Start them on a routine as young as possible to get them used to the feeling of the toothbrush and the routine of brushing. Be careful with puppies and dogs like rescue dogs that might not like having things near their mouths since they might bite.
Buy a doggy toothpaste and toothbrush. Human toothpaste isn’t suitable for animals since they are much more likely to ingest the product than us, and human toothpaste shouldn’t be swallowed under any circumstance. Doggy toothpaste often tastes nice and meaty to encourage your pet to like the taste. Doggy toothbrushes come in sizes better shaped for a dog’s mouth, but a child toothbrush might work the same for bigger dogs. Some doggy toothpaste comes with toothbrushes for convenience too!
- Introduce the taste of toothpaste by smearing a little bit of it on your finger and presenting it to them to sniff and lick from your finger. Do this a couple of times, so they get used to the taste of the toothpaste.

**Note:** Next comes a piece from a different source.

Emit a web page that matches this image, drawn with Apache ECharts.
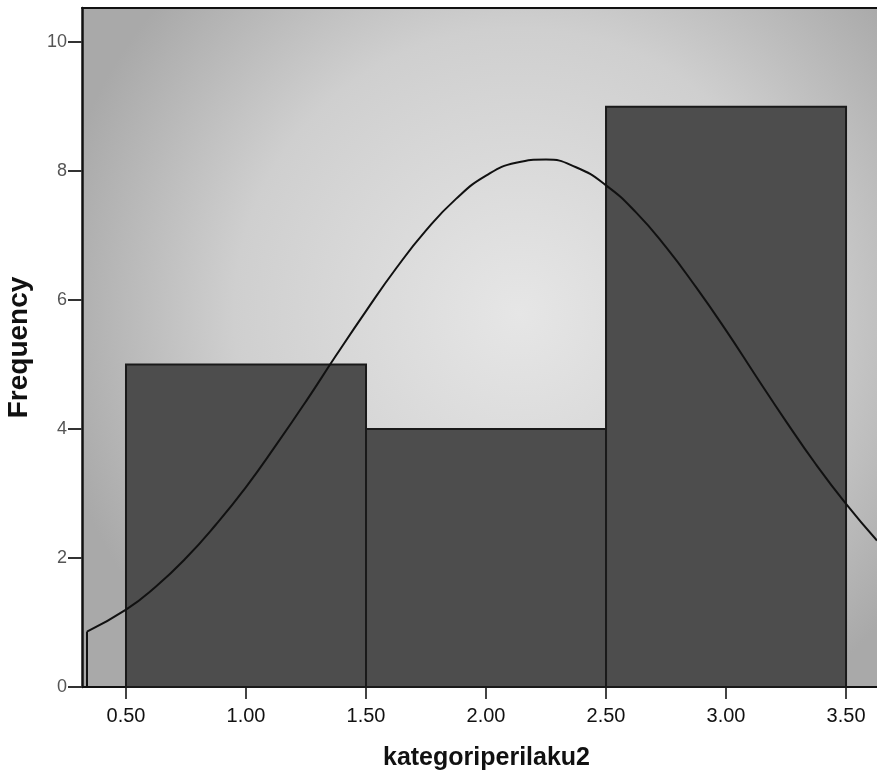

- Get them used to contact with the inside of the mouth by smearing a little bit of toothpaste on your finger, present it to them and carefully and gently let it slide into their mouth over their teeth and gums, careful of their own movement. Only go as far as your pet is comfortable with. Getting used to your finger in their mouth first will help them understand the feeling of something in their mouths but still associate it with being part of you, not something they can chew on. Be careful and gentle, though!
- When you first introduce them to the toothbrush, start only on their canines. These teeth tend to be a little more convenient to clean, and they are near the opening of their mouths. Prepare the toothbrush, let them lick some of the toothpaste, and then gently move to brush the teeth. Gently use an up and down motion with the brush angled towards the gumline. Avoid the very front teeth as they’re quite sensitive. If they try and bite the toothbrush, gently hold the muzzle to keep them still.
- Then slowly bring the brush towards the back of the mouth, carefully under the lips. Brush these in circular motions and only as far back as your dog is happy with. Make sure to brush both sides of the mouth.
Be careful and gentle with them, and always stop if something about brushing seems to bother them at any point.